▶ DATASET SECTION

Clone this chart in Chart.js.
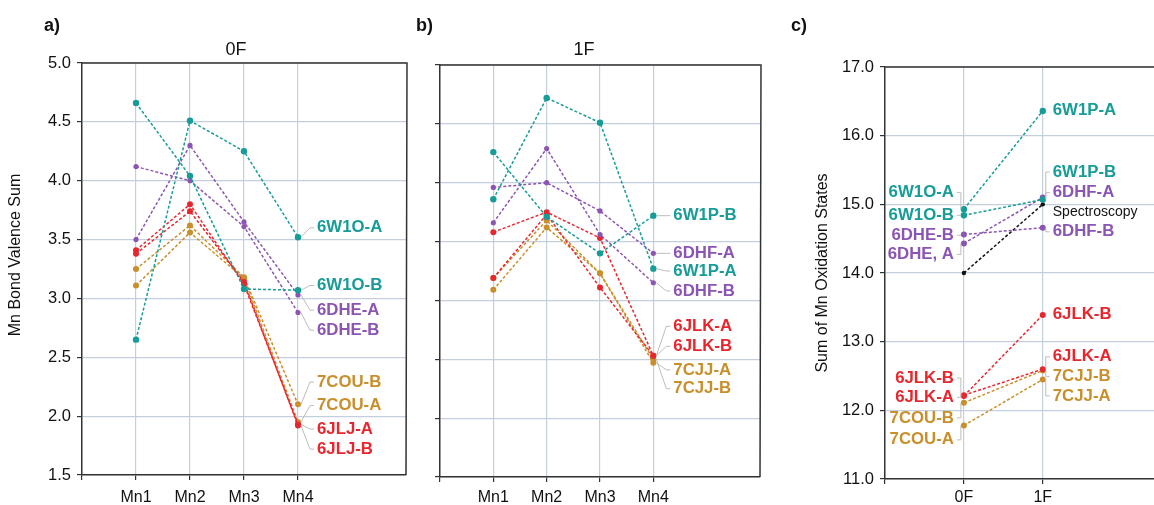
<!DOCTYPE html>
<html>
<head>
<meta charset="utf-8">
<script src="https://cdn.jsdelivr.net/npm/chart.js@4/dist/chart.umd.min.js"></script>
<style>
  html, body { margin: 0; background: #fff; }
  body { width: 1154px; height: 505px; overflow: hidden; position: relative; }
  .panel { position: absolute; top: 0; height: 505px; }
  #pa { left: 0; width: 410px; }
  #pb { left: 410px; width: 360px; }
  #pc { left: 770px; width: 430px; }
</style>
</head>
<body>
<div class="panel" id="pa"><canvas id="ca"></canvas></div>
<div class="panel" id="pb"><canvas id="cb"></canvas></div>
<div class="panel" id="pc"><canvas id="cc"></canvas></div>
<script>
const sites = ["Mn1", "Mn2", "Mn3", "Mn4"]
const states = ["0F", "1F"]

// a) bond valence sums, 0F
const w1oA = [2.65, 4.51, 4.25, 3.52]
const w1oB = [4.66, 4.04, 3.08, 3.07]
const dheA = [3.50, 4.30, 3.65, 3.03]
const dheB = [4.12, 4.00, 3.61, 2.88]
const couB = [3.25, 3.62, 3.18, 2.10]
const couA = [3.11, 3.56, 3.17, 1.95]
const jljA = [3.41, 3.80, 3.12, 1.93]
const jljB = [3.38, 3.74, 3.14, 1.92]

// b) bond valence sums, 1F
const w1pB = [4.26, 3.71, 3.40, 3.72]
const w1pA = [3.86, 4.72, 4.51, 3.27]
const dhfA = [3.96, 4.00, 3.76, 3.40]
const dhfB = [3.66, 4.29, 3.56, 3.15]
const jlkB = [3.58, 3.75, 3.53, 2.53]
const jlkA = [3.19, 3.73, 3.11, 2.53]
const cjjA = [3.09, 3.62, 3.23, 2.47]
const cjjB = [3.19, 3.68, 3.23, 2.50]

// c) sum of oxidation states, 0F -> 1F
const sumTealA = [14.93, 16.36]
const sumTealB = [14.84, 15.07]
const sumPurpA = [14.43, 15.10]
const sumPurpB = [14.56, 14.66]
const sumRedB = [12.21, 13.39]
const sumRedA = [12.22, 12.60]
const sumGoldB = [12.11, 12.58]
const sumGoldA = [11.78, 12.45]
const spectroscopy = [14.0, 15.0]

const TEAL = "#179c97"
const PURPLE = "#8b55b3"
const RED = "#e8262d"
const GOLD = "#c98f2c"
const BLACK = "#111"
const GRID = "#c4cfdd"
const AXIS = "#333"
const FONT = '"Liberation Sans", Arial, Helvetica, sans-serif'

function series(values, color, radius = 3) {
  return {
    data: values.map((v, i) => ({ x: i + 1, y: v })),
    borderColor: color,
    backgroundColor: color,
    borderDash: [3, 2],
    borderWidth: 1.5,
    pointRadius: radius,
    pointBorderWidth: 0,
    fill: false,
    tension: 0
  }
}

// text labels beside the end points, y given in axis units
const decorPlugin = {
  id: "decor",
  afterDatasetsDraw(chart, args, o) {
    const { ctx, chartArea: a, scales: { y } } = chart
    ctx.save()

    ;(o.labels || []).forEach(l => {
      const pt = chart.getDatasetMeta(l.ds).data[l.idx]
      const side = l.side || 1
      const ly = y.getPixelForValue(l.at)
      const tx = pt.x + side * o.gap
      if (l.line !== false) {
        ctx.strokeStyle = "#bdbdbd"
        ctx.lineWidth = 1
        ctx.setLineDash([])
        ctx.beginPath()
        ctx.moveTo(pt.x + side * 3, pt.y)
        ctx.lineTo(tx - side * 7, ly)
        ctx.lineTo(tx - side * 3, ly)
        ctx.stroke()
      }
      ctx.fillStyle = l.color
      ctx.font = l.plain ? `14px ${FONT}` : `bold 16.8px ${FONT}`
      ctx.textAlign = side > 0 ? "left" : "right"
      ctx.textBaseline = "middle"
      ctx.fillText(l.text, tx, ly)
    })

    // frame
    ctx.strokeStyle = AXIS
    ctx.lineWidth = 1.5
    ctx.beginPath()
    ctx.moveTo(a.left, a.top)
    ctx.lineTo(a.right + 1, a.top)
    if (o.rightBorder) ctx.lineTo(a.right, a.bottom)
    ctx.stroke()

    ctx.fillStyle = "#111"
    ctx.textBaseline = "middle"
    ctx.textAlign = "left"
    ctx.font = `bold 18px ${FONT}`
    ctx.fillText(o.letter, o.letterX, 26)

    if (o.title) {
      ctx.textAlign = "center"
      ctx.font = `18px ${FONT}`
      ctx.fillText(o.title, o.titleX, 50)
    }
    if (o.yTitle) {
      ctx.translate(o.yTitleX, (a.top + a.bottom) / 2 - o.yTitleShift)
      ctx.rotate(-Math.PI / 2)
      ctx.textAlign = "center"
      ctx.font = `16px ${FONT}`
      ctx.fillText(o.yTitle, 0, 0)
    }
    ctx.restore()
  }
}

function makeChart(id, cfg) {
  const xTicks = cfg.xLabels.map((_, i) => i).concat([cfg.xLabels.length])
  return new Chart(document.getElementById(id), {
    type: "line",
    data: { datasets: cfg.datasets },
    plugins: [decorPlugin],
    options: {
      responsive: true,
      maintainAspectRatio: false,
      animation: false,
      layout: { padding: { top: cfg.top, right: cfg.right, left: 0, bottom: 0 } },
      plugins: {
        legend: { display: false },
        tooltip: { enabled: false },
        decor: cfg.decor
      },
      scales: {
        x: {
          type: "linear",
          min: 0,
          max: cfg.xMax,
          afterBuildTicks: axis => { axis.ticks = xTicks.map(v => ({ value: v })) },
          afterFit: s => { s.height = cfg.xHeight },
          border: { color: AXIS, width: 1.5 },
          grid: {
            color: c => (c.tick && c.tick.value === 0 ? "rgba(0,0,0,0)" : GRID),
            lineWidth: 1.2,
            tickColor: AXIS,
            tickLength: 5
          },
          ticks: {
            autoSkip: false,
            maxRotation: 0,
            padding: cfg.xPad,
            color: "#111",
            font: { family: FONT, size: 16 },
            callback: v => cfg.xLabels[v - 1] || ""
          }
        },
        y: {
          min: cfg.yMin,
          max: cfg.yMax,
          afterFit: s => { s.width = cfg.yWidth },
          border: { color: AXIS, width: 1.5 },
          grid: { color: GRID, lineWidth: 1.2, tickColor: AXIS, tickLength: 5 },
          ticks: {
            display: cfg.yLabels,
            stepSize: cfg.yStep,
            padding: 6,
            color: "#111",
            font: { family: FONT, size: 16.5 },
            callback: v => v.toFixed(1)
          }
        }
      }
    }
  })
}

makeChart("ca", {
  xLabels: sites, xMax: 6, yMin: 1.5, yMax: 5, yStep: 0.5, yLabels: true,
  yWidth: 82, right: 4, top: 63, xHeight: 30, xPad: 8,
  datasets: [
    series(w1oA, TEAL, 3.2), series(w1oB, TEAL, 3.2),
    series(dheA, PURPLE, 2.6), series(dheB, PURPLE, 2.6),
    series(jljA, RED, 3), series(jljB, RED, 3),
    series(couB, GOLD, 3), series(couA, GOLD, 3)
  ],
  decor: {
    letter: "a)", letterX: 44, title: "0F", titleX: 236,
    yTitle: "Mn Bond Valence Sum", yTitleX: 16, yTitleShift: 14,
    rightBorder: true, gap: 19,
    labels: [
      { text: "6W1O-A", ds: 0, idx: 3, at: 3.60, color: TEAL },
      { text: "6W1O-B", ds: 1, idx: 3, at: 3.11, color: TEAL },
      { text: "6DHE-A", ds: 2, idx: 3, at: 2.90, color: PURPLE },
      { text: "6DHE-B", ds: 3, idx: 3, at: 2.73, color: PURPLE },
      { text: "7COU-B", ds: 6, idx: 3, at: 2.29, color: GOLD },
      { text: "7COU-A", ds: 7, idx: 3, at: 2.09, color: GOLD },
      { text: "6JLJ-A", ds: 4, idx: 3, at: 1.89, color: RED },
      { text: "6JLJ-B", ds: 5, idx: 3, at: 1.72, color: RED }
    ]
  }
})

makeChart("cb", {
  xLabels: sites, xMax: 6, yMin: 1.5, yMax: 5, yStep: 0.5, yLabels: false,
  yWidth: 30, right: 10, top: 65, xHeight: 28, xPad: 6,
  datasets: [
    series(w1pB, TEAL, 3.2), series(w1pA, TEAL, 3.2),
    series(dhfA, PURPLE, 2.6), series(dhfB, PURPLE, 2.6),
    series(jlkA, RED, 3), series(jlkB, RED, 3),
    series(cjjA, GOLD, 3), series(cjjB, GOLD, 3)
  ],
  decor: {
    letter: "b)", letterX: 6, title: "1F", titleX: 174,
    rightBorder: true, gap: 20,
    labels: [
      { text: "6W1P-B", ds: 0, idx: 3, at: 3.72, color: TEAL },
      { text: "6DHF-A", ds: 2, idx: 3, at: 3.40, color: PURPLE },
      { text: "6W1P-A", ds: 1, idx: 3, at: 3.25, color: TEAL },
      { text: "6DHF-B", ds: 3, idx: 3, at: 3.08, color: PURPLE },
      { text: "6JLK-A", ds: 4, idx: 3, at: 2.78, color: RED },
      { text: "6JLK-B", ds: 5, idx: 3, at: 2.61, color: RED },
      { text: "7CJJ-A", ds: 6, idx: 3, at: 2.41, color: GOLD },
      { text: "7CJJ-B", ds: 7, idx: 3, at: 2.25, color: GOLD }
    ]
  }
})

makeChart("cc", {
  xLabels: states, xMax: 3.6, yMin: 11, yMax: 17, yStep: 1, yLabels: true,
  yWidth: 115, right: 31, top: 67, xHeight: 26, xPad: 4,
  datasets: [
    series(sumTealA, TEAL, 3.2), series(sumTealB, TEAL, 3.2),
    series(sumPurpA, PURPLE, 3), series(sumPurpB, PURPLE, 3),
    series(sumRedB, RED, 3), series(sumRedA, RED, 3),
    series(sumGoldB, GOLD, 3), series(sumGoldA, GOLD, 3),
    series(spectroscopy, BLACK, 2.2)
  ],
  decor: {
    letter: "c)", letterX: 21,
    yTitle: "Sum of Mn Oxidation States", yTitleX: 53, yTitleShift: 0,
    rightBorder: false, gap: 10,
    labels: [
      { text: "6W1O-A", ds: 0, idx: 0, at: 15.17, color: TEAL, side: -1 },
      { text: "6W1O-B", ds: 1, idx: 0, at: 14.84, color: TEAL, side: -1 },
      { text: "6DHE-B", ds: 3, idx: 0, at: 14.55, color: PURPLE, side: -1 },
      { text: "6DHE, A", ds: 2, idx: 0, at: 14.27, color: PURPLE, side: -1 },
      { text: "6JLK-B", ds: 4, idx: 0, at: 12.47, color: RED, side: -1 },
      { text: "6JLK-A", ds: 5, idx: 0, at: 12.19, color: RED, side: -1 },
      { text: "7COU-B", ds: 6, idx: 0, at: 11.89, color: GOLD, side: -1 },
      { text: "7COU-A", ds: 7, idx: 0, at: 11.57, color: GOLD, side: -1 },
      { text: "6W1P-A", ds: 0, idx: 1, at: 16.37, color: TEAL, line: false },
      { text: "6W1P-B", ds: 1, idx: 1, at: 15.47, color: TEAL },
      { text: "6DHF-A", ds: 2, idx: 1, at: 15.17, color: PURPLE },
      { text: "Spectroscopy", ds: 8, idx: 1, at: 14.88, color: BLACK, line: false, plain: true },
      { text: "6DHF-B", ds: 3, idx: 1, at: 14.60, color: PURPLE },
      { text: "6JLK-B", ds: 4, idx: 1, at: 13.40, color: RED, line: false },
      { text: "6JLK-A", ds: 5, idx: 1, at: 12.78, color: RED },
      { text: "7CJJ-B", ds: 6, idx: 1, at: 12.49, color: GOLD },
      { text: "7CJJ-A", ds: 7, idx: 1, at: 12.21, color: GOLD }
    ]
  }
})
</script>
</body>
</html>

▶ WRITTEN REQUEST
Return, unchanged, the lines from the first line of the material through the line that holds "Arial, Helvetica, sans-serif'", inclusive, omitting pictures.

▶ SOLUTION FOR THIS PROBLEM
Clone this chart in Chart.js.
<!DOCTYPE html>
<html>
<head>
<meta charset="utf-8">
<script src="https://cdn.jsdelivr.net/npm/chart.js@4/dist/chart.umd.min.js"></script>
<style>
  html, body { margin: 0; background: #fff; }
  body { width: 1154px; height: 505px; overflow: hidden; position: relative; }
  .panel { position: absolute; top: 0; height: 505px; }
  #pa { left: 0; width: 410px; }
  #pb { left: 410px; width: 360px; }
  #pc { left: 770px; width: 430px; }
</style>
</head>
<body>
<div class="panel" id="pa"><canvas id="ca"></canvas></div>
<div class="panel" id="pb"><canvas id="cb"></canvas></div>
<div class="panel" id="pc"><canvas id="cc"></canvas></div>
<script>
const sites = ["Mn1", "Mn2", "Mn3", "Mn4"]
const states = ["0F", "1F"]

// a) bond valence sums, 0F
const w1oA = [2.65, 4.51, 4.25, 3.52]
const w1oB = [4.66, 4.04, 3.08, 3.07]
const dheA = [3.50, 4.30, 3.65, 3.03]
const dheB = [4.12, 4.00, 3.61, 2.88]
const couB = [3.25, 3.62, 3.18, 2.10]
const couA = [3.11, 3.56, 3.17, 1.95]
const jljA = [3.41, 3.80, 3.12, 1.93]
const jljB = [3.38, 3.74, 3.14, 1.92]

// b) bond valence sums, 1F
const w1pB = [4.26, 3.71, 3.40, 3.72]
const w1pA = [3.86, 4.72, 4.51, 3.27]
const dhfA = [3.96, 4.00, 3.76, 3.40]
const dhfB = [3.66, 4.29, 3.56, 3.15]
const jlkB = [3.58, 3.75, 3.53, 2.53]
const jlkA = [3.19, 3.73, 3.11, 2.53]
const cjjA = [3.09, 3.62, 3.23, 2.47]
const cjjB = [3.19, 3.68, 3.23, 2.50]

// c) sum of oxidation states, 0F -> 1F
const sumTealA = [14.93, 16.36]
const sumTealB = [14.84, 15.07]
const sumPurpA = [14.43, 15.10]
const sumPurpB = [14.56, 14.66]
const sumRedB = [12.21, 13.39]
const sumRedA = [12.22, 12.60]
const sumGoldB = [12.11, 12.58]
const sumGoldA = [11.78, 12.45]
const spectroscopy = [14.0, 15.0]

const TEAL = "#179c97"
const PURPLE = "#8b55b3"
const RED = "#e8262d"
const GOLD = "#c98f2c"
const BLACK = "#111"
const GRID = "#c4cfdd"
const AXIS = "#333"
const FONT = '"Liberation Sans", Arial, Helvetica, sans-serif'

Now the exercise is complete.